Cuando le conocí en 1998 ya tenía sus esculturas colocadas en los mejores museos y lo que es mejor, en las calles más concurridas y lujosas del mundo. Le comenté el placer que sentí al toparme inesperadamente con una de sus esculturales muestras de ironía en pleno centro de Nueva York.

Él sonreía de una forma amable y socarrona. Desde muy joven había sido un francotirador y no me lo imagino de rebelde, pero ahora deduzco que no tenía otra posibilidad, dada la fuerte tradición de los grandes escultores británicos del siglo XX. O acabas con ellos o ellos impedirán que crezcas.

Se ha dicho que era un relativista muy accesible. Seguro. «He aprendido mucho desde que empecé, ahora soy más hábil tratando con los negociantes y a la gente en general». Ibiza le venía al dedo, un sitio en el que en los 80 todavía se podía salir y pasear, beber y charlar en plena calle y encontrarse con gente interesante sin prisas.

Se supone que yo tenía que entrevistarle.
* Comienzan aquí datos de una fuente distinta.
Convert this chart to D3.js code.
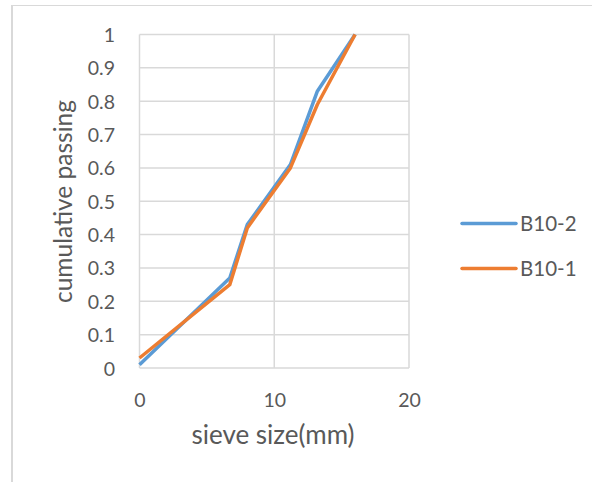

Vino al Museo con un amigo, pero cuando vi al amigo pensé que sería mejor seguir mi vieja regla: en las entrevistas es mejor estar a solas con el entrevistado. En realidad no sé si le entrevisté, pero quedé con la convicción de haber recibido una ducha en mi amor propio: mi inglés era lamentable. El amigo traductor se partió de risa cuando se lo conté: «no te preocupes», vino a decirme, «Barry se hace indescifrable cuando quiere».

Quería a menudo. Su sonrisa le humanizaba y no era distraído ni lento de reflejos: conocía exactamente a quien quisiera conocer y se acordaba de detalles nimios años después.

Cuando le reencontré mucho más tarde en plena terraza de Las Dalias, bajo un sol sin piedad, Flanagan vestía su camisa y su chaqueta de invierno. Tomaba ya en plena mañana su inseparable dosis de güisqui sin hielo. No me importaba lo más mínimo, porque lo más probable es que al mediodía yo mismo ya fuera pertrechado con varias cervezas. El problema es que la bebida le hacía todavía más incomprensible. Pero nos entendíamos casi con monosílabos.

Él llevaba su cámara fotográfica y se sintió atraído por la plástica de mi barriga fenicia, adornada con un fastuoso colchón de pelo de cabra que traza una línea perfecta desde el esternón hasta abajo. Un diseño fenicio muy habitual en los mediterráneos. Pero al barbilampiño galés debió atraerle la plástica arcaica y poco apolínea pero funcional de mi bien cebada panza, que Dios me mantenga muchos años.

Y se reía. Y yo. Se fijaba en todo y apostillaba con humor.

No acabaría con las anécdotas, todas amables que le confirman como un caballero, un amigo y un artista muy sólido. Sólo recordar que es el prototipo de elefante: vino, se afincó, creó, se fue desalentado de Ibiza y finalmente regresó. Y aquí respiró el último aliento.

Un ejemplo: Jacquie vendía libros usados en Las Dalias. Unos días antes de abandonar Ibiza, Barry se acercó al puesto de Jacquie y le puso en sus manos una caja repleta de libros leídos como regalo y como signo de agradecimiento. Todo un tipo, aunque Anthony Burgess diría que los galeses no saben beber.